Friday, July 1, 2011

Baseball & Other Obsessions

The Wok Wiz on Baseball

My friends think Anne Rice had me in mind when she coined the phrase “Accidental Traveler.” Whether I’m heading across the Bay, across the country or across the dreaded ocean, my trips seem to detour off the high road of original intentions. Sharply focused people find this annoying, but I’m far more comfortable with chaos than with things like global positioning software (GPS) - or whatever they call that annoying little voice in rental cars that keeps saying “Error. At your earliest convenience, turn around.” If I wanted to be reminded every time I made a mistake, I’d travel with my mother. My friends also say that I’m the reason for Chinese driver jokes, but that’s another story.

Today, I want to tell you how a trip to a baseball game can easily morph, with the help of butterflies and a few good chefs, into life-changing revelations. I first visited San Antonio to find a man, but not the way you probably think. You see, when I’m not conducting culinary tours or teaching Chinese cooking, I often hang out at the baseball park in San Francisco. In fact, I bought a condo near Willie Mays Plaza because it came with a great parking place. But, I’m getting sidetracked. See how easily that happens?

Back in 1999, the first Chinese baseball prospect in America was playing for the San Antonio Missions in the Los Angeles Dodgers’ farm system. Chin-Feng Chen had a swing as sweet as Barry Bonds’ and he seemed likely to break the hearts of my San Francisco Giants for years to come. As a proud Chinese fan, I wanted to see him when I could still appreciate him, before he made it to the majors and started wearing the colors of the enemy from LA. So I flew to Texas.

In between games, I drove around the hill country looking for butterflies - which I found, no thanks at all to the voice in the GPS. Wildseed Farms, between San Antonio and Fredericksburg, is the largest wild flower farm in the USA, so it attracts a splendid migration of butterflies and hummingbirds. Overcoming a life long paranoia, I let butterflies cover my arms and face with the unbearable lightness of familiarity. I’m not exactly a nature girl, but I asked owner John Thomas to show me which seeds to plant to attract butterflies to my yard so that my grand daughters might delight in them too.

Now, as fate would have it, Chin-Feng never made it to the major leagues for long enough to drink a pot of first-picked Formosan tea.
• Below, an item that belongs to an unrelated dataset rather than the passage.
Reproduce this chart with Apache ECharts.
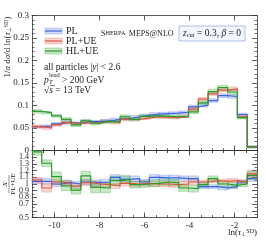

After years in the minors, he returned to the Chinese League in 2005. So, I never got to brag that I saw him back when he was just an unknown minor leaguer. But I’ve been back to San Antonio five times now, to indulge in more serious pursuits.
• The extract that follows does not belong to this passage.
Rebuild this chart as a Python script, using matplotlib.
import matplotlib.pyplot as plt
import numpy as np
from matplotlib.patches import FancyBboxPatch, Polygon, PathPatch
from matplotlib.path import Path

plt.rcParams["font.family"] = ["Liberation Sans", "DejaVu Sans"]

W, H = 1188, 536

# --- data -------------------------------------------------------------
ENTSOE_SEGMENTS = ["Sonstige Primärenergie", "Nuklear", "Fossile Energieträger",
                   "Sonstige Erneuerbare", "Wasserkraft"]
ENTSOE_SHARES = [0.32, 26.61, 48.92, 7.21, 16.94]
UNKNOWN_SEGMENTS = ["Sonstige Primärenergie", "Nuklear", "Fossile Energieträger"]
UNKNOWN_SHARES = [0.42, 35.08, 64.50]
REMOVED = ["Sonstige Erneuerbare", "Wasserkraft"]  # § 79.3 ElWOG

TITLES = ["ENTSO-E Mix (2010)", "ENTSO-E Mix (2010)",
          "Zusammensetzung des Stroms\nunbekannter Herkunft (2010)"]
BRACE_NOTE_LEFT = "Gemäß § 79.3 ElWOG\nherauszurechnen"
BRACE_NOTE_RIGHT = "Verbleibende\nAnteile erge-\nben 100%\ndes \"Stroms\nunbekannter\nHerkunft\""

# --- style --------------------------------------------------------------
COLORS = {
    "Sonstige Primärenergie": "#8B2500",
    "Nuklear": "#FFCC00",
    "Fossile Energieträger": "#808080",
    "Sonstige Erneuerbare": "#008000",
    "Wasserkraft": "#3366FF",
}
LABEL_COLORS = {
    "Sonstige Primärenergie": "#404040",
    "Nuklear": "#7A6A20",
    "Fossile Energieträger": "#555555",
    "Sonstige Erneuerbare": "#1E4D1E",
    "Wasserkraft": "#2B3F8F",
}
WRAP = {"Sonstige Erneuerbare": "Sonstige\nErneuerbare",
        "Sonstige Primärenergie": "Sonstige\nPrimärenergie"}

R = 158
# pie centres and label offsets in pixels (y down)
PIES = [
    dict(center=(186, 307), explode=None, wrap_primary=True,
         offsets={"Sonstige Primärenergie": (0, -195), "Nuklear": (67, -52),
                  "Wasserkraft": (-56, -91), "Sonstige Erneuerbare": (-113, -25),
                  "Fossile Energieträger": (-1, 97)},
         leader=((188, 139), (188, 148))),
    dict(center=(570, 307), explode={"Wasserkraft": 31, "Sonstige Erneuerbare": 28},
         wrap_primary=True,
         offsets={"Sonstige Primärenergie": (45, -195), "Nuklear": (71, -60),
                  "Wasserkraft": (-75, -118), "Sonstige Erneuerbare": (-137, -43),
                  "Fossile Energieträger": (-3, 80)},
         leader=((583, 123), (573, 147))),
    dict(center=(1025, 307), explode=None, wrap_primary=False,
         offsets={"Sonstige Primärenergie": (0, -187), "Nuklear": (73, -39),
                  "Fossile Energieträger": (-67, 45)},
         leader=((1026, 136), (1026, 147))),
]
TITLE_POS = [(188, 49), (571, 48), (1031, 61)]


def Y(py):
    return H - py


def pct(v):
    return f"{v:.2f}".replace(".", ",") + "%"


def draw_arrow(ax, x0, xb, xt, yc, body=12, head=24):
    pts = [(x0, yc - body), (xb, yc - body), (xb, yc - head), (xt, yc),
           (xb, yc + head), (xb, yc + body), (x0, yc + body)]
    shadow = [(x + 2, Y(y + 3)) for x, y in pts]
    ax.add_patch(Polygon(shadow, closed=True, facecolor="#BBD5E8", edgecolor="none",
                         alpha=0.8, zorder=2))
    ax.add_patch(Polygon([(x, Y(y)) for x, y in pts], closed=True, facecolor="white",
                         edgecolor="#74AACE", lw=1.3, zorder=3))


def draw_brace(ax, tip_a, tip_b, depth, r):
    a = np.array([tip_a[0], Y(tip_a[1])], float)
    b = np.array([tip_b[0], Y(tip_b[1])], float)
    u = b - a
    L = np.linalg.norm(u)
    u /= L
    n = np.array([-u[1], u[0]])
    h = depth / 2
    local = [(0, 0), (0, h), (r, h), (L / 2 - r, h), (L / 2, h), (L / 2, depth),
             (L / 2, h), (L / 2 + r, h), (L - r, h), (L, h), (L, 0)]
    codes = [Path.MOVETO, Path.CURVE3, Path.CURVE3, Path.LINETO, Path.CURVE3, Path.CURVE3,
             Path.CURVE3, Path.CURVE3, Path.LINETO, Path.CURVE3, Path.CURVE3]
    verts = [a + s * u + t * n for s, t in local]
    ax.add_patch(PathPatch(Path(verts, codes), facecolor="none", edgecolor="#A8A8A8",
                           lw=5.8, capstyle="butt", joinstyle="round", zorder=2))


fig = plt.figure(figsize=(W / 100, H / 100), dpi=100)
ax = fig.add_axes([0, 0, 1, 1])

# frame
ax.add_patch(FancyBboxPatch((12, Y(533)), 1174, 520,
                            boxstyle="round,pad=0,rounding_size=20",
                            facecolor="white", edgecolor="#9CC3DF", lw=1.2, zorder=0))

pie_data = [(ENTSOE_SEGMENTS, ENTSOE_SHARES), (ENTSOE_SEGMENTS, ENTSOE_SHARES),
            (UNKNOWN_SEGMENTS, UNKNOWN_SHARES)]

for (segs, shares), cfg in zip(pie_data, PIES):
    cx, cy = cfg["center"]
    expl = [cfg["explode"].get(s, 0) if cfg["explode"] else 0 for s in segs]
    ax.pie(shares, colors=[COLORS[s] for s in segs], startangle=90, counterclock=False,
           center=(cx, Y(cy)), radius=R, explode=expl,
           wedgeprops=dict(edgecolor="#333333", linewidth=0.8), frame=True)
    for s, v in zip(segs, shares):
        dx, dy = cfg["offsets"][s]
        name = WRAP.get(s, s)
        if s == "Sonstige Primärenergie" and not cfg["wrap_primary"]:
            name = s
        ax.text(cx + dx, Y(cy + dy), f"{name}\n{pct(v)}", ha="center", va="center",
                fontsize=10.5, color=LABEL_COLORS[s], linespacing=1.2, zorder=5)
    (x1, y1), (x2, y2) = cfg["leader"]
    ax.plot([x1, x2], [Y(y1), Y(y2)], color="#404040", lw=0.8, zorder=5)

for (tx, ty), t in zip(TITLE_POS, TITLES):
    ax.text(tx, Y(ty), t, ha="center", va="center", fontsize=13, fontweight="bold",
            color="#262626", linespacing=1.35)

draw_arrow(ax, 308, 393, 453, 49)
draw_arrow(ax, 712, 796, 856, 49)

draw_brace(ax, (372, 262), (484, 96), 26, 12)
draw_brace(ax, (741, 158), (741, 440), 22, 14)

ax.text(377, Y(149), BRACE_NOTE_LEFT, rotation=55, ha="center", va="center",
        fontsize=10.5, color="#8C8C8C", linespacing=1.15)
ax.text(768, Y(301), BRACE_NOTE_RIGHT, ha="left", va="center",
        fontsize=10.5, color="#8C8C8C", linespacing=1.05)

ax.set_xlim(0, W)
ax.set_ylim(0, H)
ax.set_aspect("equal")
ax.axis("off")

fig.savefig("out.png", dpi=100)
Once I just drove around for a week eating smokehouse barbecue in hard-to-pronounce Texas hill country towns like Llano, Lockhart and Luling, the only places I’ve ever found that make beef brisket better than we Chinese do. On another trip I ate nothing but Mexican cuisine in San Antonio cafés like Blanca Aldaco’s and the Barrios-Trevino family’s Los Barrios. San Antonio has the best Hispanic culinary scene I‘ve found. Admittedly whenever I went looking for the best Mexican restaurants in Los Angeles, I only found how easy it is to get lost in LA. I blame the Dodgers.

My point - I bet you thought I lost it - is that baseball is a delicious, complex American tradition that deserves far better culinary accompaniments than hot dogs and nachos with industrially simulated cheese. Maybe not in Los Angeles, but certainly in San Francisco. Unlike LA, our ballpark is within easy walking distance to some wonderful dining. I wouldn’t have bought a condo to be near hot dog stands. And there’s no time better to enjoy these places than the off-season, when you don’t have to compete with 40,000 fans for a good table.